Write out the records below from the first line through the line containing "const yTicks = [0, 5, 10, 15, 20];", leaving out any pictures.
START
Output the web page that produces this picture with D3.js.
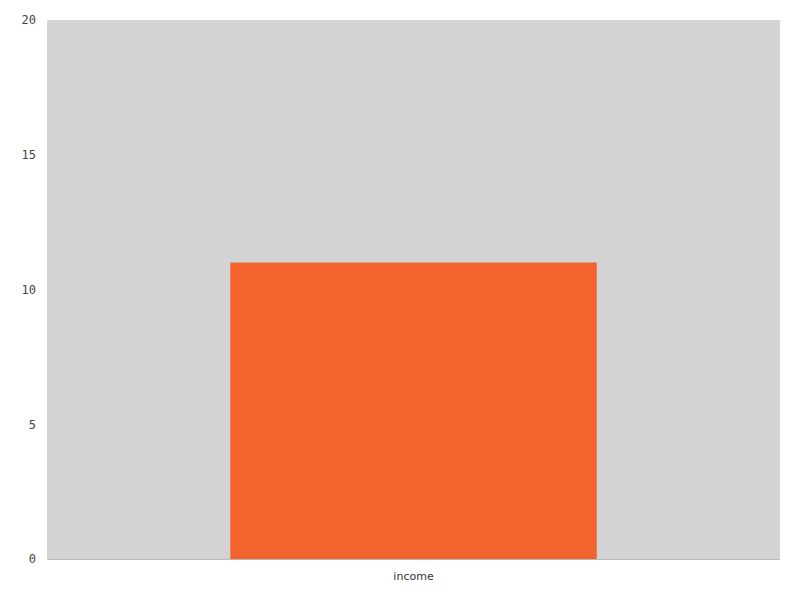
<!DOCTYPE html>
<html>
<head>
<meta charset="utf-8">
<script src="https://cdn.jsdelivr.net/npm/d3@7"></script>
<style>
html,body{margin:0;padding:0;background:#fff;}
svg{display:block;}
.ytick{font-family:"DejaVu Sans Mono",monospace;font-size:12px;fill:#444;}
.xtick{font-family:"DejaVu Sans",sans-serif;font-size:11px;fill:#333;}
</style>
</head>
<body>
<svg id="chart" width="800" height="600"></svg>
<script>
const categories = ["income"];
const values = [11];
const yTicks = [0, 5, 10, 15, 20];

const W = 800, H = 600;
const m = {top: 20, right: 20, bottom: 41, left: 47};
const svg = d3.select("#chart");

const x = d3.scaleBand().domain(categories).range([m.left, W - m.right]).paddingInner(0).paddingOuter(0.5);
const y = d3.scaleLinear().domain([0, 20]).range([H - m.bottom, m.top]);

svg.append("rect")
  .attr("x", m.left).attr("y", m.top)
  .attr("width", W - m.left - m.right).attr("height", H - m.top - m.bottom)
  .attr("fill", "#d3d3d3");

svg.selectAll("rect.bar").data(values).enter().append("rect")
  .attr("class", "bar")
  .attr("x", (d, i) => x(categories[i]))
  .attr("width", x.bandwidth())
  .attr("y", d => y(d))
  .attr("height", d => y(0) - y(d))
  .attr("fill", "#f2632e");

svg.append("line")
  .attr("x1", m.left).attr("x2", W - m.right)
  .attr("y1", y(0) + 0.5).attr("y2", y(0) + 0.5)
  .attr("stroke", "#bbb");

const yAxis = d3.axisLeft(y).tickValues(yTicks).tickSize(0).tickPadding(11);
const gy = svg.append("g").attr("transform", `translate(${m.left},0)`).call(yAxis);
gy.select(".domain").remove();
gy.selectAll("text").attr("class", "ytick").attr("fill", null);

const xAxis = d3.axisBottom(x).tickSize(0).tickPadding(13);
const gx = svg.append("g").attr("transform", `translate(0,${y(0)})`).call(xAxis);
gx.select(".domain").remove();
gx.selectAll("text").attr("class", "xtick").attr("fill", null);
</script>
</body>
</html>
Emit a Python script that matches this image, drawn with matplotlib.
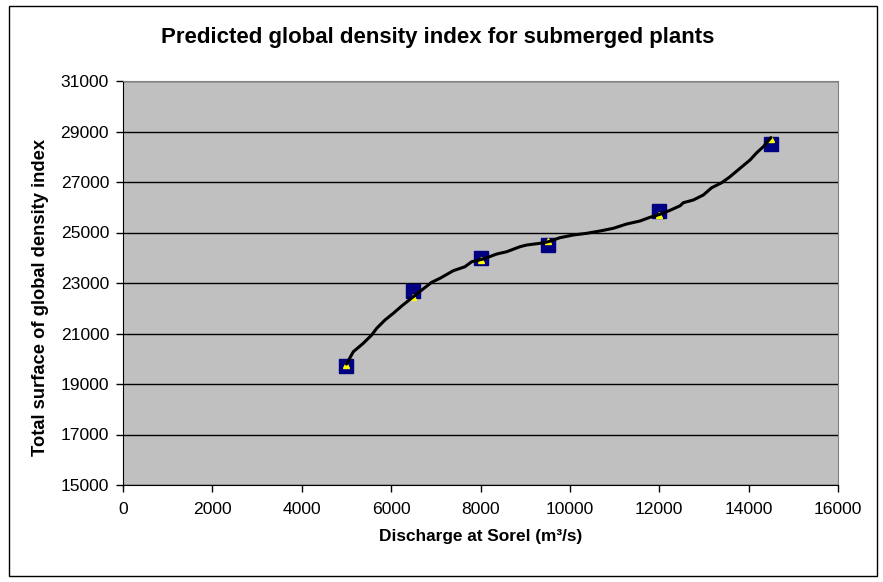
END
SOLUTION FOR THIS PROBLEM:
Output the web page that produces this picture with D3.js.
<!DOCTYPE html>
<html>
<head>
<meta charset="utf-8">
<script src="https://cdn.jsdelivr.net/npm/d3@7"></script>
<style>
html,body{margin:0;padding:0;background:#fff;}
svg{display:block;}
.ytick{font-family:"DejaVu Sans Mono",monospace;font-size:12px;fill:#444;}
.xtick{font-family:"DejaVu Sans",sans-serif;font-size:11px;fill:#333;}
</style>
</head>
<body>
<svg id="chart" width="800" height="600"></svg>
<script>
const categories = ["income"];
const values = [11];
const yTicks = [0, 5, 10, 15, 20];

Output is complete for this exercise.